Mr. Emerson has one last thing to say on his son’s behalf to Lucy as she attempts to sort out her love life and the coming trip to Athens in hopes of leaving all her turmoils behind:
“You’re shocked, but I mean to shock you. It’s the only hope at times. I can reach you no other way. You must marry, or your life will be wasted. You have gone too far to retreat. I have no time for the tenderness, and the comradeship, and the poetry, and the things that really matter, and for which you marry. I know that, with George, you will find them, and that you love him. Then be his wife. He is already part of you. Though you fly to Greece, and never see him again, or forget his very name, George will work in your thoughts till you die. It isn’t possible to love and to part.
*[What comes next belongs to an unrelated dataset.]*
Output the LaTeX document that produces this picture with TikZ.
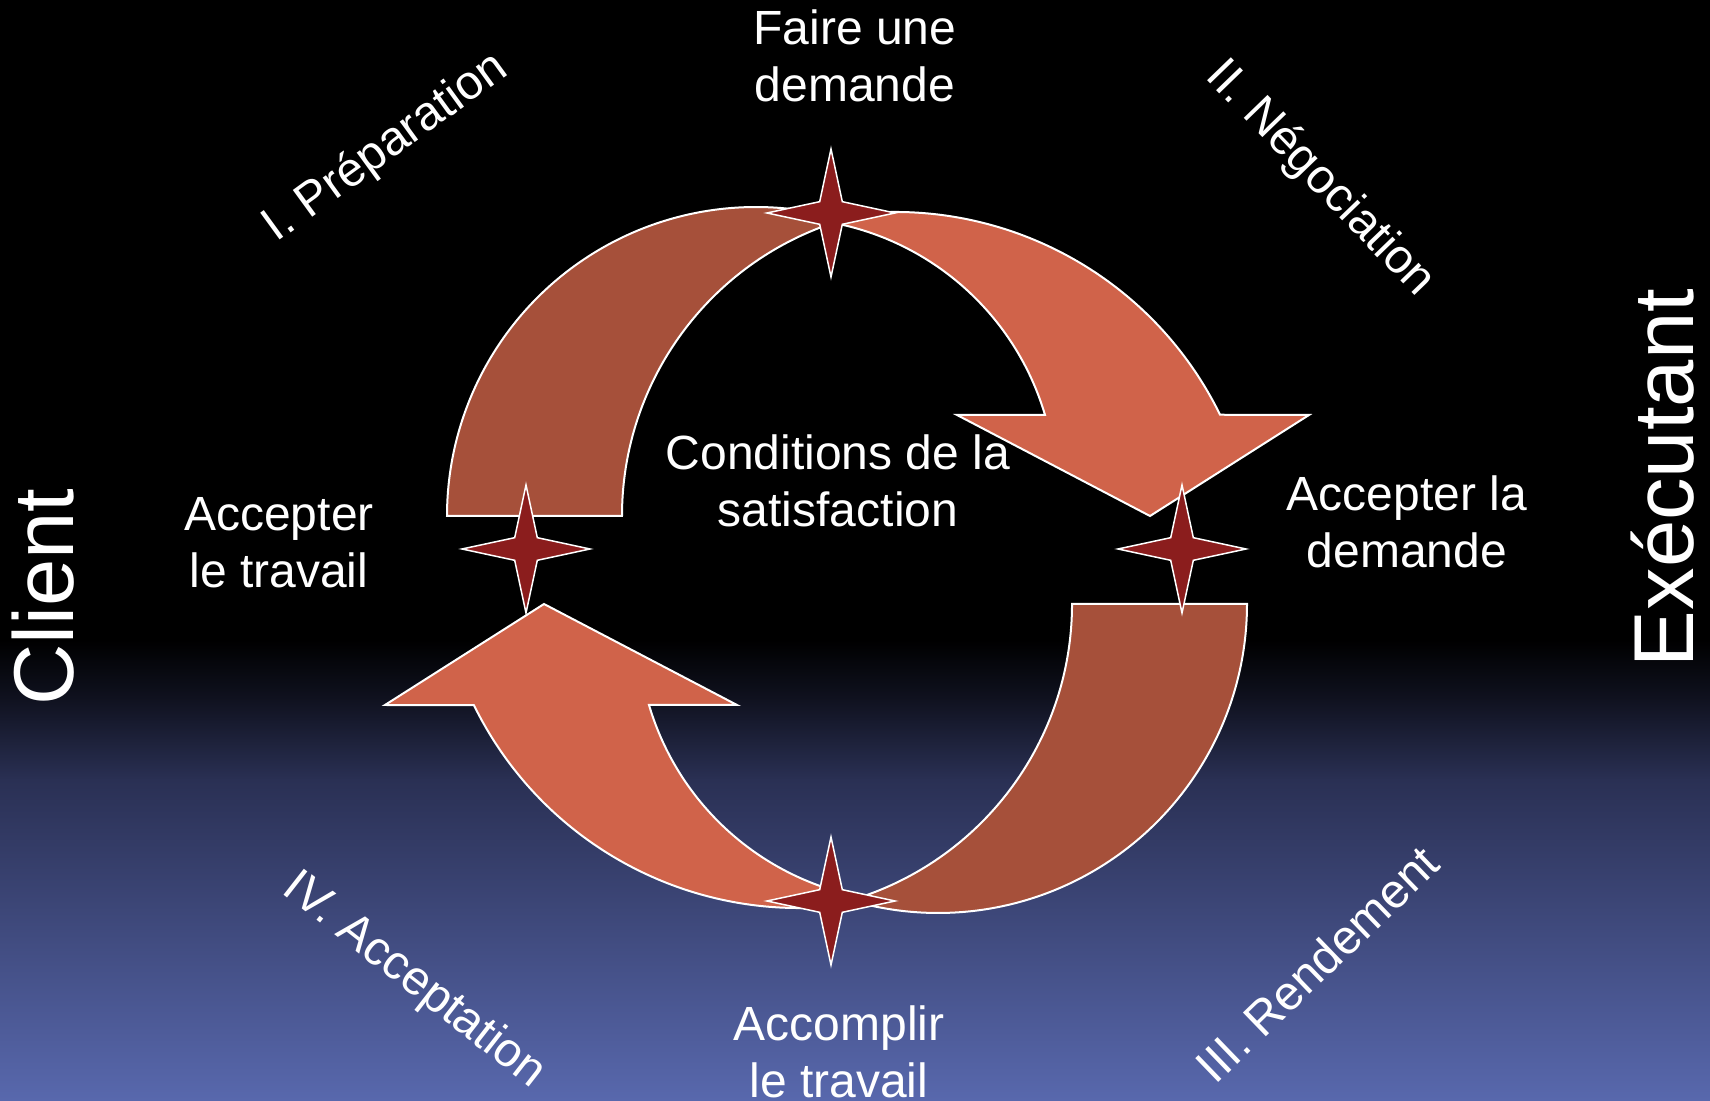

You will wish that it was. You can transmute love, ignore it, muddle it, but you can never pull it out of you. I know by experience that the poets are right: love is eternal” (p 215).
It is there we leave Lucy to make her choice. But how wonderful it must be to live in a less critical world that believes in love at first sight, romance that flowers until the deathbed comes, and all the beauty of what we thought about love was like in our immortal teens but lose as we mature to experienced adulthood.
But after all is said and done, despite what the majority of zombie-hearted men and women murgle while they hurl their detestation at those lovers secured in their grotto and in each other’s arms, we understand that love — whatever you want to call it—is a choice, and you will just have to read A Room with a View — quietly to yourself or out loud as I did to my unicorn-love and dream girl — to find out what choice Lucy makes, or you could simply watch the movie — both are memorable and true to Forster’s vision of what romance is like and should forever be.
Either way, do try to let go and trust in love.